> **EXERCISE**: Below is some material; set it all down exactly, apart from the pictures.

> **SUPPLIED MATERIAL**:

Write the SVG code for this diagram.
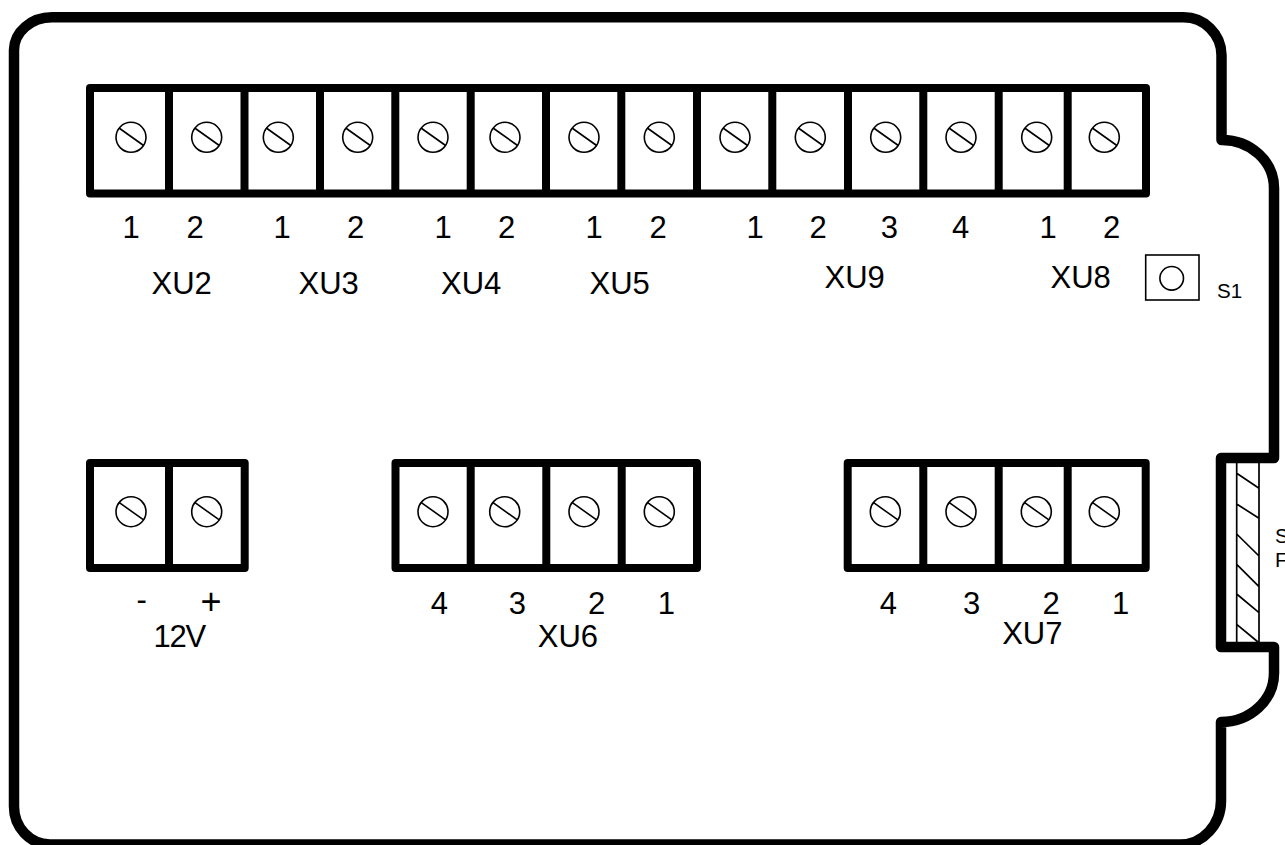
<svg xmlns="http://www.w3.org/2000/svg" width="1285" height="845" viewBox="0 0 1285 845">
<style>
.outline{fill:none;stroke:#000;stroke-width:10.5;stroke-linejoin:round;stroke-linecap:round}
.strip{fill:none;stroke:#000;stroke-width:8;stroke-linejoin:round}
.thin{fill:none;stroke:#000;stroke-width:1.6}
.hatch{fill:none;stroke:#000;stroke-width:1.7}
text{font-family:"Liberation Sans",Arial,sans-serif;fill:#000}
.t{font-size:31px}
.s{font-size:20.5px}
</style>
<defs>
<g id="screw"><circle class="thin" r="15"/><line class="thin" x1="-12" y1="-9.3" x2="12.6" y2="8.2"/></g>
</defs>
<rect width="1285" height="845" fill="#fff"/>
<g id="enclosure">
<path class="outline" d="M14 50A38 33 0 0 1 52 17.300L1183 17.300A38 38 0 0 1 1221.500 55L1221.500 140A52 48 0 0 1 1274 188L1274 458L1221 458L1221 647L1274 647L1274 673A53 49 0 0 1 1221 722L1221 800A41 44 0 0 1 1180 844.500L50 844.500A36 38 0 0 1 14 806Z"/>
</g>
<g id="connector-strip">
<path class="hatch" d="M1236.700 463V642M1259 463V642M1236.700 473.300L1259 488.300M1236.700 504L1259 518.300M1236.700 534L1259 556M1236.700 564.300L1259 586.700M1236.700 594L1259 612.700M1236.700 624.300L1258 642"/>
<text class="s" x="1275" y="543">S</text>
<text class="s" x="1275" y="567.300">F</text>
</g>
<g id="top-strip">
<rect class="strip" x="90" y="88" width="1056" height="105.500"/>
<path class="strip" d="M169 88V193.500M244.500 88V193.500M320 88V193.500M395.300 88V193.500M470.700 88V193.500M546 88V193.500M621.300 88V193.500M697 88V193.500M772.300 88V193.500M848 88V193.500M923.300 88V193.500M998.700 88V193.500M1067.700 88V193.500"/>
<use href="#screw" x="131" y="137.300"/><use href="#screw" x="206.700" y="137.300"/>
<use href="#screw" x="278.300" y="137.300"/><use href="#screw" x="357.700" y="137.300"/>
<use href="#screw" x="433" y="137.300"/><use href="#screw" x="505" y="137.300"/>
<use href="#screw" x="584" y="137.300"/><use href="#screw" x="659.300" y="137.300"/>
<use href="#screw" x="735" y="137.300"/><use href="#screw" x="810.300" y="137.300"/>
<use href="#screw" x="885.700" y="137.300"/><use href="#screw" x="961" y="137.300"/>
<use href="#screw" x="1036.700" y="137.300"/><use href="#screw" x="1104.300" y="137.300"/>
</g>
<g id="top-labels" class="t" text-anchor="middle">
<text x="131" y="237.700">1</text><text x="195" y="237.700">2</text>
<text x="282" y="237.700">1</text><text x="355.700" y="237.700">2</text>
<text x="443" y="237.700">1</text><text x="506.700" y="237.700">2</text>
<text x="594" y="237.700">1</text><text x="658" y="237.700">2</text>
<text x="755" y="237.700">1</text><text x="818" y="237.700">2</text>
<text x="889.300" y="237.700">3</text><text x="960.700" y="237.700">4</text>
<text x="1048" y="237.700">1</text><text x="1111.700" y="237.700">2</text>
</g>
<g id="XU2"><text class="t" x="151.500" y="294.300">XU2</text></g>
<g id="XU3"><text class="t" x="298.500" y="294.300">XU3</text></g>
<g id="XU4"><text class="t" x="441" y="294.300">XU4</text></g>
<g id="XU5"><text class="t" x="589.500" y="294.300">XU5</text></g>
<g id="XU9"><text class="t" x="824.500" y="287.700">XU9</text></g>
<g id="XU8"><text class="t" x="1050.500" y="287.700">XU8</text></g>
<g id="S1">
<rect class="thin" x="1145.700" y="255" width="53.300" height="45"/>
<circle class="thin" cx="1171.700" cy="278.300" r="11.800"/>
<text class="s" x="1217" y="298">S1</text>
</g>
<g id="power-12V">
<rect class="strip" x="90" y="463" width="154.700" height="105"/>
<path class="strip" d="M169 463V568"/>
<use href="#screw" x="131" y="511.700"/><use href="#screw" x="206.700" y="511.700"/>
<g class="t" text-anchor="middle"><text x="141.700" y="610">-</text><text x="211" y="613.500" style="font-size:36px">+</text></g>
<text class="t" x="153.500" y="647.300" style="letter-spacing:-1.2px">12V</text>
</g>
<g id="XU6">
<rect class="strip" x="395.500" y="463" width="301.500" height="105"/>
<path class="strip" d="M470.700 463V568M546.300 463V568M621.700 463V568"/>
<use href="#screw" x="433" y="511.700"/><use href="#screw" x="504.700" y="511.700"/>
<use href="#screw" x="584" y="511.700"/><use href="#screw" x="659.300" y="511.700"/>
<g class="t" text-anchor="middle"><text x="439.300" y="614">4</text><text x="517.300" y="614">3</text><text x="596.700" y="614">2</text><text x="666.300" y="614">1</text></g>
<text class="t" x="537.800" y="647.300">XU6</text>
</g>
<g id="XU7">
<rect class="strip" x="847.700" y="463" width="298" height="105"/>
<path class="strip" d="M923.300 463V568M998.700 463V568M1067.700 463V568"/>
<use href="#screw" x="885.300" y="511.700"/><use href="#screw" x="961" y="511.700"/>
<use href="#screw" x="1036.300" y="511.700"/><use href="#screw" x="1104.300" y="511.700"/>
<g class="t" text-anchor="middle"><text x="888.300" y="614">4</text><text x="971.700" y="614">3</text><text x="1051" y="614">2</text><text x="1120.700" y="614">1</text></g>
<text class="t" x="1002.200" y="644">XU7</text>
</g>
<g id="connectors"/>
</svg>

> **TASK SOLUTION**:
Write the SVG code for this diagram.
<svg xmlns="http://www.w3.org/2000/svg" width="1285" height="845" viewBox="0 0 1285 845">
<style>
.outline{fill:none;stroke:#000;stroke-width:10.5;stroke-linejoin:round;stroke-linecap:round}
.strip{fill:none;stroke:#000;stroke-width:8;stroke-linejoin:round}
.thin{fill:none;stroke:#000;stroke-width:1.6}
.hatch{fill:none;stroke:#000;stroke-width:1.7}
text{font-family:"Liberation Sans",Arial,sans-serif;fill:#000}
.t{font-size:31px}
.s{font-size:20.5px}
</style>
<defs>
<g id="screw"><circle class="thin" r="15"/><line class="thin" x1="-12" y1="-9.3" x2="12.6" y2="8.2"/></g>
</defs>
<rect width="1285" height="845" fill="#fff"/>
<g id="enclosure">
<path class="outline" d="M14 50A38 33 0 0 1 52 17.300L1183 17.300A38 38 0 0 1 1221.500 55L1221.500 140A52 48 0 0 1 1274 188L1274 458L1221 458L1221 647L1274 647L1274 673A53 49 0 0 1 1221 722L1221 800A41 44 0 0 1 1180 844.500L50 844.500A36 38 0 0 1 14 806Z"/>
</g>
<g id="connector-strip">
<path class="hatch" d="M1236.700 463V642M1259 463V642M1236.700 473.300L1259 488.300M1236.700 504L1259 518.300M1236.700 534L1259 556M1236.700 564.300L1259 586.700M1236.700 594L1259 612.700M1236.700 624.300L1258 642"/>
<text class="s" x="1275" y="543">S</text>
<text class="s" x="1275" y="567.300">F</text>
</g>
<g id="top-strip">
<rect class="strip" x="90" y="88" width="1056" height="105.500"/>
<path class="strip" d="M169 88V193.500M244.500 88V193.500M320 88V193.500M395.300 88V193.500M470.700 88V193.500M546 88V193.500M621.300 88V193.500M697 88V193.500M772.300 88V193.500M848 88V193.500M923.300 88V193.500M998.700 88V193.500M1067.700 88V193.500"/>
<use href="#screw" x="131" y="137.300"/><use href="#screw" x="206.700" y="137.300"/>
<use href="#screw" x="278.300" y="137.300"/><use href="#screw" x="357.700" y="137.300"/>
<use href="#screw" x="433" y="137.300"/><use href="#screw" x="505" y="137.300"/>
<use href="#screw" x="584" y="137.300"/><use href="#screw" x="659.300" y="137.300"/>
<use href="#screw" x="735" y="137.300"/><use href="#screw" x="810.300" y="137.300"/>
<use href="#screw" x="885.700" y="137.300"/><use href="#screw" x="961" y="137.300"/>
<use href="#screw" x="1036.700" y="137.300"/><use href="#screw" x="1104.300" y="137.300"/>
</g>
<g id="top-labels" class="t" text-anchor="middle">
<text x="131" y="237.700">1</text><text x="195" y="237.700">2</text>
<text x="282" y="237.700">1</text><text x="355.700" y="237.700">2</text>
<text x="443" y="237.700">1</text><text x="506.700" y="237.700">2</text>
<text x="594" y="237.700">1</text><text x="658" y="237.700">2</text>
<text x="755" y="237.700">1</text><text x="818" y="237.700">2</text>
<text x="889.300" y="237.700">3</text><text x="960.700" y="237.700">4</text>
<text x="1048" y="237.700">1</text><text x="1111.700" y="237.700">2</text>
</g>
<g id="XU2"><text class="t" x="151.500" y="294.300">XU2</text></g>
<g id="XU3"><text class="t" x="298.500" y="294.300">XU3</text></g>
<g id="XU4"><text class="t" x="441" y="294.300">XU4</text></g>
<g id="XU5"><text class="t" x="589.500" y="294.300">XU5</text></g>
<g id="XU9"><text class="t" x="824.500" y="287.700">XU9</text></g>
<g id="XU8"><text class="t" x="1050.500" y="287.700">XU8</text></g>
<g id="S1">
<rect class="thin" x="1145.700" y="255" width="53.300" height="45"/>
<circle class="thin" cx="1171.700" cy="278.300" r="11.800"/>
<text class="s" x="1217" y="298">S1</text>
</g>
<g id="power-12V">
<rect class="strip" x="90" y="463" width="154.700" height="105"/>
<path class="strip" d="M169 463V568"/>
<use href="#screw" x="131" y="511.700"/><use href="#screw" x="206.700" y="511.700"/>
<g class="t" text-anchor="middle"><text x="141.700" y="610">-</text><text x="211" y="613.500" style="font-size:36px">+</text></g>
<text class="t" x="153.500" y="647.300" style="letter-spacing:-1.2px">12V</text>
</g>
<g id="XU6">
<rect class="strip" x="395.500" y="463" width="301.500" height="105"/>
<path class="strip" d="M470.700 463V568M546.300 463V568M621.700 463V568"/>
<use href="#screw" x="433" y="511.700"/><use href="#screw" x="504.700" y="511.700"/>
<use href="#screw" x="584" y="511.700"/><use href="#screw" x="659.300" y="511.700"/>
<g class="t" text-anchor="middle"><text x="439.300" y="614">4</text><text x="517.300" y="614">3</text><text x="596.700" y="614">2</text><text x="666.300" y="614">1</text></g>
<text class="t" x="537.800" y="647.300">XU6</text>
</g>
<g id="XU7">
<rect class="strip" x="847.700" y="463" width="298" height="105"/>
<path class="strip" d="M923.300 463V568M998.700 463V568M1067.700 463V568"/>
<use href="#screw" x="885.300" y="511.700"/><use href="#screw" x="961" y="511.700"/>
<use href="#screw" x="1036.300" y="511.700"/><use href="#screw" x="1104.300" y="511.700"/>
<g class="t" text-anchor="middle"><text x="888.300" y="614">4</text><text x="971.700" y="614">3</text><text x="1051" y="614">2</text><text x="1120.700" y="614">1</text></g>
<text class="t" x="1002.200" y="644">XU7</text>
</g>
<g id="connectors"/>
</svg>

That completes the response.